§ Given instruction: Could you transcribe every record below exactly as written, leaving out any pictures?

§ Dataset records:
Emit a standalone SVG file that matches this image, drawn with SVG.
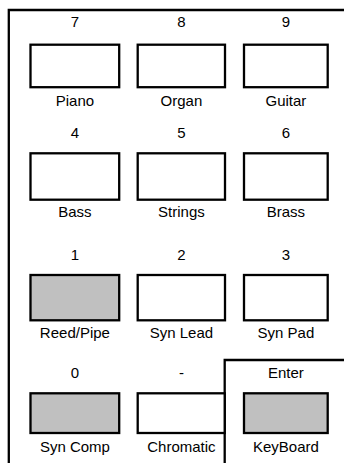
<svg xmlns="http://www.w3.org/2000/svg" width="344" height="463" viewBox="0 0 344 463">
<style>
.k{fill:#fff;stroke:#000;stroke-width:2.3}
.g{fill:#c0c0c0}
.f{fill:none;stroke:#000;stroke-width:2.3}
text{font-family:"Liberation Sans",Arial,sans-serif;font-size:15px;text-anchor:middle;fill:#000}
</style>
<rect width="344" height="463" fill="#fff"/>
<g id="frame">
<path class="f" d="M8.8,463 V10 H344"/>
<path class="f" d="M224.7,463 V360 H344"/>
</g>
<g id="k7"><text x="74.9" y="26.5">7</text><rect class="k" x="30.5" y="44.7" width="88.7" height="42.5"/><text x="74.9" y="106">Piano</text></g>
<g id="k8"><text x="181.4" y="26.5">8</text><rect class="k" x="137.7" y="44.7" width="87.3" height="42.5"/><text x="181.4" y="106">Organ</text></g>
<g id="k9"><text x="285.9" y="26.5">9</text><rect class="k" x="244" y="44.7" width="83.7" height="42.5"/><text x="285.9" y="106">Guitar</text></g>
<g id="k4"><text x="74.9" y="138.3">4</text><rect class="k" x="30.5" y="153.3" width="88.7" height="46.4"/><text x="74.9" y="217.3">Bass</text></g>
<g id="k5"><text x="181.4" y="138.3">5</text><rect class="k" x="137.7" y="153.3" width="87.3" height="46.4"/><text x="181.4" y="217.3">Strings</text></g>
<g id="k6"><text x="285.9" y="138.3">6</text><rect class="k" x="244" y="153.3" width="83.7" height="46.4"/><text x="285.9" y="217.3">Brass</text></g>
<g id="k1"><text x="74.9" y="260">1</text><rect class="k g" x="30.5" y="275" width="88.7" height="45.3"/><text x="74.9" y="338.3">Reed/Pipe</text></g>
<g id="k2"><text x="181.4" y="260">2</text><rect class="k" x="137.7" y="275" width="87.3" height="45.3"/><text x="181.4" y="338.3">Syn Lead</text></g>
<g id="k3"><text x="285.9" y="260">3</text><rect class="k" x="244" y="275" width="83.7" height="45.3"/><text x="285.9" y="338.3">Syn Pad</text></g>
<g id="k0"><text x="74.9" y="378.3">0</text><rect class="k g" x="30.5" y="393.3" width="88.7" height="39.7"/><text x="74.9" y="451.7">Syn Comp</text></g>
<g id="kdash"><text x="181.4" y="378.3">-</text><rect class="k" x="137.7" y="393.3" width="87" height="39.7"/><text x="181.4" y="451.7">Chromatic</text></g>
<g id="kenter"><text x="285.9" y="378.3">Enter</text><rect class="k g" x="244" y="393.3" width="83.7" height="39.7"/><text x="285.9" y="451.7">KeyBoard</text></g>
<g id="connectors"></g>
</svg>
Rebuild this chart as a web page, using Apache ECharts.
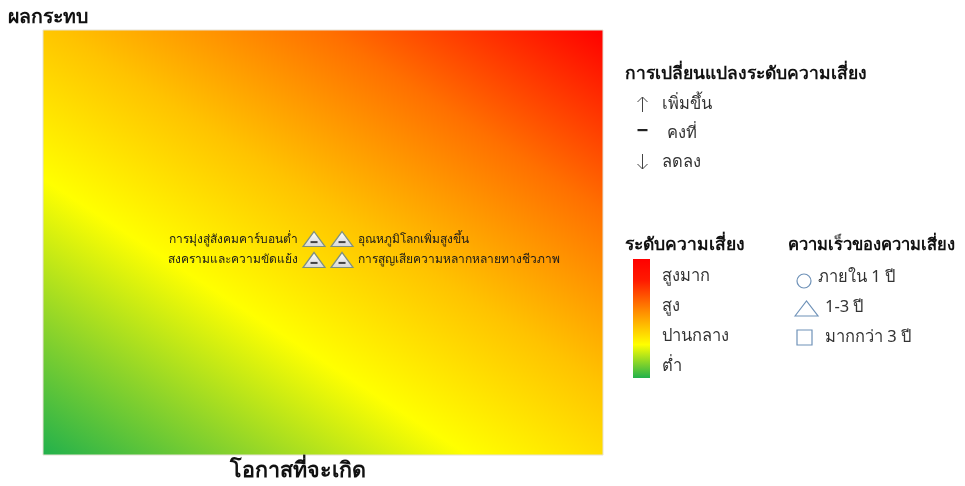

§ Solution to this exercise:
Emit a standalone SVG file that matches this image, drawn with SVG.
<svg xmlns="http://www.w3.org/2000/svg" width="344" height="463" viewBox="0 0 344 463">
<style>
.k{fill:#fff;stroke:#000;stroke-width:2.3}
.g{fill:#c0c0c0}
.f{fill:none;stroke:#000;stroke-width:2.3}
text{font-family:"Liberation Sans",Arial,sans-serif;font-size:15px;text-anchor:middle;fill:#000}
</style>
<rect width="344" height="463" fill="#fff"/>
<g id="frame">
<path class="f" d="M8.8,463 V10 H344"/>
<path class="f" d="M224.7,463 V360 H344"/>
</g>
<g id="k7"><text x="74.9" y="26.5">7</text><rect class="k" x="30.5" y="44.7" width="88.7" height="42.5"/><text x="74.9" y="106">Piano</text></g>
<g id="k8"><text x="181.4" y="26.5">8</text><rect class="k" x="137.7" y="44.7" width="87.3" height="42.5"/><text x="181.4" y="106">Organ</text></g>
<g id="k9"><text x="285.9" y="26.5">9</text><rect class="k" x="244" y="44.7" width="83.7" height="42.5"/><text x="285.9" y="106">Guitar</text></g>
<g id="k4"><text x="74.9" y="138.3">4</text><rect class="k" x="30.5" y="153.3" width="88.7" height="46.4"/><text x="74.9" y="217.3">Bass</text></g>
<g id="k5"><text x="181.4" y="138.3">5</text><rect class="k" x="137.7" y="153.3" width="87.3" height="46.4"/><text x="181.4" y="217.3">Strings</text></g>
<g id="k6"><text x="285.9" y="138.3">6</text><rect class="k" x="244" y="153.3" width="83.7" height="46.4"/><text x="285.9" y="217.3">Brass</text></g>
<g id="k1"><text x="74.9" y="260">1</text><rect class="k g" x="30.5" y="275" width="88.7" height="45.3"/><text x="74.9" y="338.3">Reed/Pipe</text></g>
<g id="k2"><text x="181.4" y="260">2</text><rect class="k" x="137.7" y="275" width="87.3" height="45.3"/><text x="181.4" y="338.3">Syn Lead</text></g>
<g id="k3"><text x="285.9" y="260">3</text><rect class="k" x="244" y="275" width="83.7" height="45.3"/><text x="285.9" y="338.3">Syn Pad</text></g>
<g id="k0"><text x="74.9" y="378.3">0</text><rect class="k g" x="30.5" y="393.3" width="88.7" height="39.7"/><text x="74.9" y="451.7">Syn Comp</text></g>
<g id="kdash"><text x="181.4" y="378.3">-</text><rect class="k" x="137.7" y="393.3" width="87" height="39.7"/><text x="181.4" y="451.7">Chromatic</text></g>
<g id="kenter"><text x="285.9" y="378.3">Enter</text><rect class="k g" x="244" y="393.3" width="83.7" height="39.7"/><text x="285.9" y="451.7">KeyBoard</text></g>
<g id="connectors"></g>
</svg>
Rebuild this chart as a web page, using Apache ECharts.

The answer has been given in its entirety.